I'm not familiar with "Corporal Carrot". Also, I'm pretty sure I'm going with Dwarven ale being obscenely potent, what with their general poison resistance (and my dwarves being descendants of badgers, with their general poison resistance). I imagine dwarves as not really liking beer until they started making it on their own, as human beer is just barley tea to them.
Okay, so I'm planning the first session. They recently finished a big job. They awaken to an ambush, and their commander is gone, along with their pay. Why's the commander gone? Did he leave to negotiate peace with the opposing group, only to be captured? Was he in on it? If the group was able to kidnap the commander, then why didn't they just slit the group's throat's in their sleep?
Who are their first enemies? A rival mercenary band? The people they just attacked? Or those who recently hired them?
And what are the source of the tensions between the humans and the dwarves? The humans in the area aren't the Republic. They're a kingdom who used to be part of the empire and kept up their Feudal traditions after the empire's fall. Do they have emperial desires? A desire to take over the dwarves? Or is it more mundane, more economical? The human's mines have dried up and dwarves are raising the prices of iron and gold from their mines; the mountain dwarves can always dig deeper.
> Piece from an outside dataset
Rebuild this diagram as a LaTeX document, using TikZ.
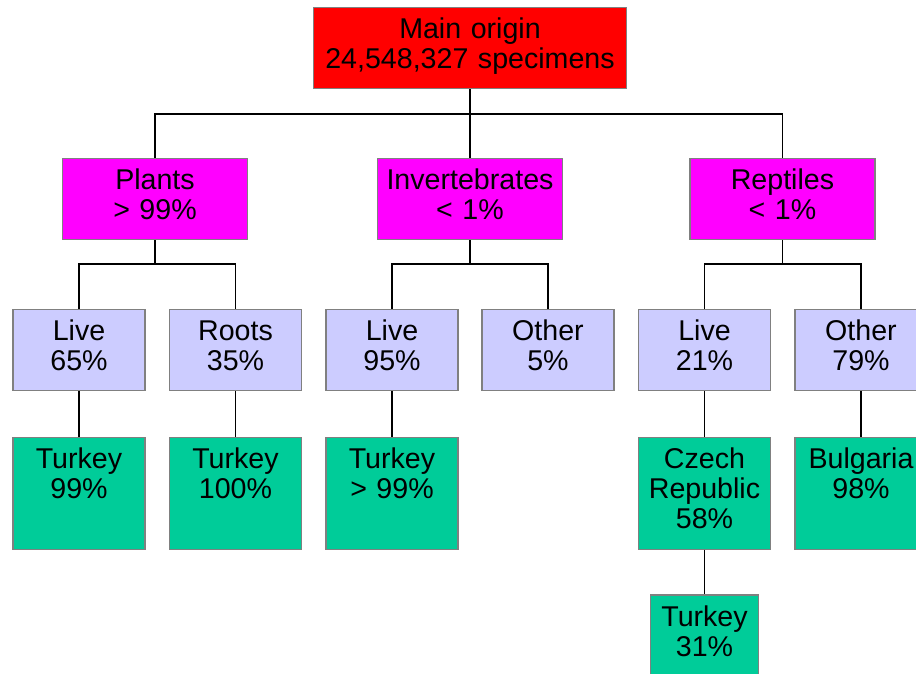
\documentclass[tikz,border=0pt]{standalone}
\usepackage{fontspec}
\setmainfont{Liberation Sans}
\usetikzlibrary{positioning}
\definecolor{rootred}{RGB}{255,0,0}
\definecolor{groupmagenta}{RGB}{255,0,255}
\definecolor{partlilac}{RGB}{204,204,255}
\definecolor{sourcegreen}{RGB}{0,204,153}
\definecolor{edgegray}{RGB}{128,128,128}

\begin{document}
\begin{tikzpicture}[
    x=1pt, y=1pt,
    box/.style={rectangle, draw=edgegray, line width=1.2pt, anchor=north,
                inner xsep=0pt, inner ysep=0pt, align=center,
                font=\fontsize{28.6}{30}\selectfont,
                text height=31pt, text depth=50pt},
    origin/.style={box, fill=rootred, text width=313pt},
    group/.style={box, fill=groupmagenta, text width=185pt},
    part/.style={box, fill=partlilac, text width=132pt},
    country/.style={box, fill=sourcegreen, text width=132pt, text depth=81pt},
    link/.style={line width=1.5pt}
]
    \useasboundingbox (0,0) rectangle (916,-673);
    \clip (0,0) rectangle (916,-673);

    % Root
    \node[origin] (main) at (470,-7) {Main origin\\24,548,327 specimens};

    % First row - groups
    \node[group] (plants) at (155,-158) {Plants\\> 99\%};
    \node[group] (invert) at (470,-158) {Invertebrates\\< 1\%};
    \node[group] (reptiles) at (782.5,-158) {Reptiles\\< 1\%};

    % Second row - parts
    \node[part] (plant-live) at (79,-309) {Live\\65\%};
    \node[part] (plant-roots) at (235.5,-309) {Roots\\35\%};
    \node[part] (invert-live) at (392,-309) {Live\\95\%};
    \node[part] (invert-other) at (548,-309) {Other\\5\%};
    \node[part] (rept-live) at (704.5,-309) {Live\\21\%};
    \node[part] (rept-other) at (861,-309) {Other\\79\%};

    % Third row - countries
    \node[country, below=45.5pt of plant-live] (turkey1) {Turkey\\99\%};
    \node[country, below=45.5pt of plant-roots] (turkey2) {Turkey\\100\%};
    \node[country, below=45.5pt of invert-live] (turkey3) {Turkey\\> 99\%};
    \node[country, below=45.5pt of rept-live] (czech) {Czech\\Republic\\58\%};
    \node[country, below=45.5pt of rept-other] (bulgaria) {Bulgaria\\98\%};
    \node[country, below=44.5pt of czech, text width=108pt, text depth=50pt] (turkey4) {Turkey\\31\%};

    % Links
    \draw[link] (main.south) -- ++(0,-25) -| (plants.north);
    \draw[link] (main.south) -- (invert.north);
    \draw[link] (main.south) -- ++(0,-25) -| (reptiles.north);

    \draw[link] (plants.south) -- ++(0,-24) -| (plant-live.north);
    \draw[link] (plants.south) -- ++(0,-24) -| (plant-roots.north);
    \draw[link] (invert.south) -- ++(0,-24) -| (invert-live.north);
    \draw[link] (invert.south) -- ++(0,-24) -| (invert-other.north);
    \draw[link] (reptiles.south) -- ++(0,-24) -| (rept-live.north);
    \draw[link] (reptiles.south) -- ++(0,-24) -| (rept-other.north);

    \draw[link] (plant-live) -- (turkey1);
    \draw[link] (plant-roots) -- (turkey2);
    \draw[link] (invert-live) -- (turkey3);
    \draw[link] (rept-live) -- (czech);
    \draw[link] (rept-other) -- (bulgaria);
    \draw[link] (czech) -- (turkey4);
\end{tikzpicture}
\end{document}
I'm hoping for gray morality for this game. OH, maybe the humans are hiring the PCs to help secure a small forest which diviners have determined has large ore deposits. This will put them in conflict with the forest creatures there. It's an animistic world, so fey creatures like elves and goblins could be there, or maybe the more mundane feral people.
I'm just spitballing at this point, trying to get the creativity flowing.